» **Stated goal**
Every entry below should be repeated exactly; the pictures should not.

(Charts and diagrams as code)
>> START

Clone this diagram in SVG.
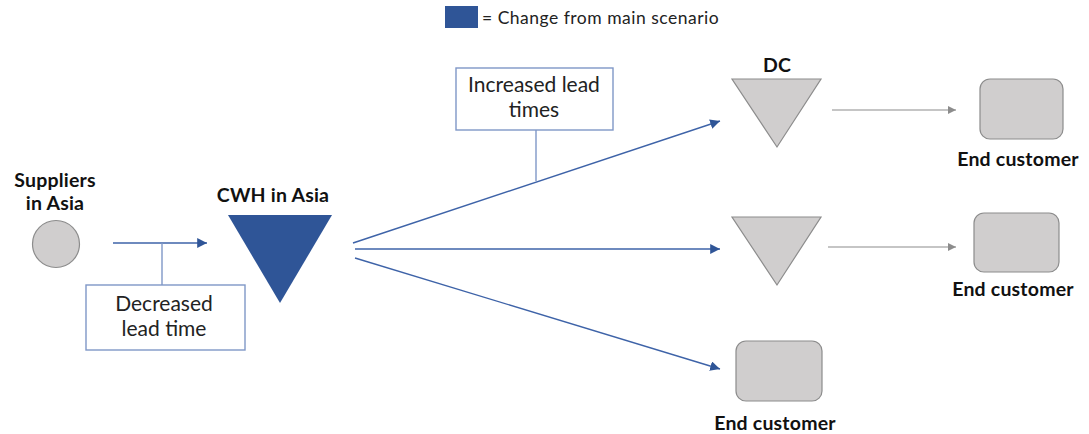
<svg xmlns="http://www.w3.org/2000/svg" width="1089" height="434" viewBox="0 0 1089 434">
  <style>
    .label { font-family: Lato, "Noto Sans", sans-serif; fill: #111; text-anchor: middle; }
    .node-title { font-size: 19.5px; font-weight: 700; letter-spacing: 0.2px; }
    .note { font-size: 21px; font-weight: 400; fill: #222; }
    .legend { font-family: Lato, "Noto Sans", sans-serif; font-size: 17.5px; letter-spacing: 0.5px; fill: #222; }
    .grey { fill: #D0CECE; stroke: #8C8C8C; stroke-width: 1.2; }
    .blue { fill: #2F5597; }
    .flow { stroke: #3E63A8; stroke-width: 1.4; fill: none; marker-end: url(#blueHead); }
    .out { stroke: #8C8C8C; stroke-width: 1.2; fill: none; marker-end: url(#greyHead); }
    .callout { stroke: #7F97C7; stroke-width: 1.4; fill: none; }
    .notebox { fill: #fff; stroke: #7F97C7; stroke-width: 1.4; }
  </style>
  <defs>
    <marker id="blueHead" viewBox="0 0 10 10" refX="10" refY="5" markerWidth="7" markerHeight="7" orient="auto" markerUnits="strokeWidth">
      <path d="M0,0 L10,5 L0,10 z" fill="#2F5597"/>
    </marker>
    <marker id="greyHead" viewBox="0 0 10 10" refX="10" refY="5" markerWidth="7" markerHeight="7" orient="auto" markerUnits="strokeWidth">
      <path d="M0,0 L10,5 L0,10 z" fill="#8C8C8C"/>
    </marker>
  </defs>

  <!-- legend -->
  <g id="legend">
    <rect x="445" y="6" width="33" height="22" class="blue"/>
    <text x="482" y="24" class="legend">= Change from main scenario</text>
  </g>

  <!-- connectors -->
  <g id="connectors">
    <line x1="113" y1="243" x2="207" y2="243" class="flow"/>
    <line x1="162" y1="243" x2="162" y2="285" class="callout"/>
    <line x1="353" y1="243" x2="720" y2="121" class="flow"/>
    <line x1="536" y1="181" x2="536" y2="130" class="callout"/>
    <line x1="355" y1="249" x2="720" y2="249" class="flow"/>
    <line x1="355" y1="258" x2="720" y2="369" class="flow"/>
    <line x1="832" y1="110" x2="956" y2="110" class="out"/>
    <line x1="828" y1="247" x2="956" y2="247" class="out"/>
  </g>

  <!-- annotation boxes -->
  <g id="note-decreased">
    <rect x="86" y="285" width="159" height="65" class="notebox"/>
    <text x="164" y="311" class="label note">Decreased</text>
    <text x="164" y="336" class="label note">lead time</text>
  </g>
  <g id="note-increased">
    <rect x="456" y="68" width="157" height="62" class="notebox"/>
    <text x="534" y="92" class="label note">Increased lead</text>
    <text x="534" y="117" class="label note">times</text>
  </g>

  <!-- nodes -->
  <g id="suppliers">
    <circle cx="56" cy="244" r="23.5" class="grey"/>
    <text x="55" y="187" class="label node-title">Suppliers</text>
    <text x="55" y="210" class="label node-title">in Asia</text>
  </g>
  <g id="cwh">
    <polygon points="228,215 332,215 280,303" class="blue"/>
    <text x="273" y="202" class="label node-title">CWH in Asia</text>
  </g>
  <g id="dc-1">
    <polygon points="732,79 821,79 777,147" class="grey"/>
    <text x="777" y="72" class="label node-title">DC</text>
  </g>
  <g id="dc-2">
    <polygon points="732,217 821,217 777,285" class="grey"/>
  </g>
  <g id="customer-1">
    <rect x="980" y="79" width="83" height="60" rx="10" class="grey"/>
    <text x="1018" y="166" class="label node-title">End customer</text>
  </g>
  <g id="customer-2">
    <rect x="974" y="213" width="85" height="59" rx="10" class="grey"/>
    <text x="1013" y="296" class="label node-title">End customer</text>
  </g>
  <g id="customer-3">
    <rect x="736" y="341" width="86" height="60" rx="10" class="grey"/>
    <text x="775" y="430" class="label node-title">End customer</text>
  </g>
</svg>
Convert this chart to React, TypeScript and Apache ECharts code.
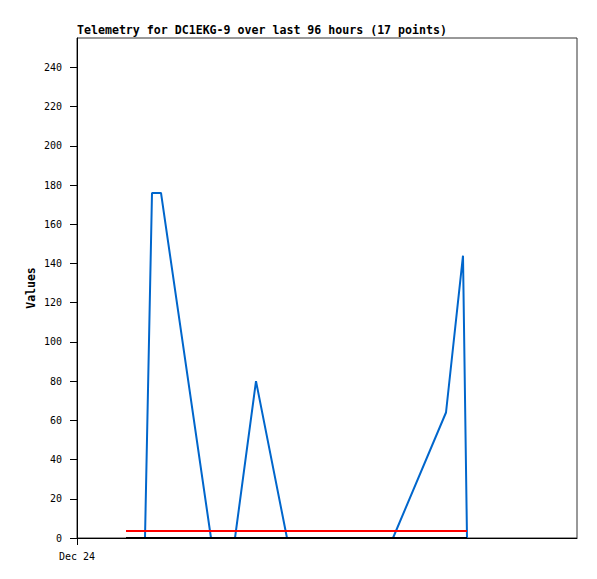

>> END

» **Reply to the task**
Clone this diagram in SVG.
<svg xmlns="http://www.w3.org/2000/svg" width="1089" height="434" viewBox="0 0 1089 434">
  <style>
    .label { font-family: Lato, "Noto Sans", sans-serif; fill: #111; text-anchor: middle; }
    .node-title { font-size: 19.5px; font-weight: 700; letter-spacing: 0.2px; }
    .note { font-size: 21px; font-weight: 400; fill: #222; }
    .legend { font-family: Lato, "Noto Sans", sans-serif; font-size: 17.5px; letter-spacing: 0.5px; fill: #222; }
    .grey { fill: #D0CECE; stroke: #8C8C8C; stroke-width: 1.2; }
    .blue { fill: #2F5597; }
    .flow { stroke: #3E63A8; stroke-width: 1.4; fill: none; marker-end: url(#blueHead); }
    .out { stroke: #8C8C8C; stroke-width: 1.2; fill: none; marker-end: url(#greyHead); }
    .callout { stroke: #7F97C7; stroke-width: 1.4; fill: none; }
    .notebox { fill: #fff; stroke: #7F97C7; stroke-width: 1.4; }
  </style>
  <defs>
    <marker id="blueHead" viewBox="0 0 10 10" refX="10" refY="5" markerWidth="7" markerHeight="7" orient="auto" markerUnits="strokeWidth">
      <path d="M0,0 L10,5 L0,10 z" fill="#2F5597"/>
    </marker>
    <marker id="greyHead" viewBox="0 0 10 10" refX="10" refY="5" markerWidth="7" markerHeight="7" orient="auto" markerUnits="strokeWidth">
      <path d="M0,0 L10,5 L0,10 z" fill="#8C8C8C"/>
    </marker>
  </defs>

  <!-- legend -->
  <g id="legend">
    <rect x="445" y="6" width="33" height="22" class="blue"/>
    <text x="482" y="24" class="legend">= Change from main scenario</text>
  </g>

  <!-- connectors -->
  <g id="connectors">
    <line x1="113" y1="243" x2="207" y2="243" class="flow"/>
    <line x1="162" y1="243" x2="162" y2="285" class="callout"/>
    <line x1="353" y1="243" x2="720" y2="121" class="flow"/>
    <line x1="536" y1="181" x2="536" y2="130" class="callout"/>
    <line x1="355" y1="249" x2="720" y2="249" class="flow"/>
    <line x1="355" y1="258" x2="720" y2="369" class="flow"/>
    <line x1="832" y1="110" x2="956" y2="110" class="out"/>
    <line x1="828" y1="247" x2="956" y2="247" class="out"/>
  </g>

  <!-- annotation boxes -->
  <g id="note-decreased">
    <rect x="86" y="285" width="159" height="65" class="notebox"/>
    <text x="164" y="311" class="label note">Decreased</text>
    <text x="164" y="336" class="label note">lead time</text>
  </g>
  <g id="note-increased">
    <rect x="456" y="68" width="157" height="62" class="notebox"/>
    <text x="534" y="92" class="label note">Increased lead</text>
    <text x="534" y="117" class="label note">times</text>
  </g>

  <!-- nodes -->
  <g id="suppliers">
    <circle cx="56" cy="244" r="23.5" class="grey"/>
    <text x="55" y="187" class="label node-title">Suppliers</text>
    <text x="55" y="210" class="label node-title">in Asia</text>
  </g>
  <g id="cwh">
    <polygon points="228,215 332,215 280,303" class="blue"/>
    <text x="273" y="202" class="label node-title">CWH in Asia</text>
  </g>
  <g id="dc-1">
    <polygon points="732,79 821,79 777,147" class="grey"/>
    <text x="777" y="72" class="label node-title">DC</text>
  </g>
  <g id="dc-2">
    <polygon points="732,217 821,217 777,285" class="grey"/>
  </g>
  <g id="customer-1">
    <rect x="980" y="79" width="83" height="60" rx="10" class="grey"/>
    <text x="1018" y="166" class="label node-title">End customer</text>
  </g>
  <g id="customer-2">
    <rect x="974" y="213" width="85" height="59" rx="10" class="grey"/>
    <text x="1013" y="296" class="label node-title">End customer</text>
  </g>
  <g id="customer-3">
    <rect x="736" y="341" width="86" height="60" rx="10" class="grey"/>
    <text x="775" y="430" class="label node-title">End customer</text>
  </g>
</svg>
Convert this chart to React, TypeScript and Apache ECharts code.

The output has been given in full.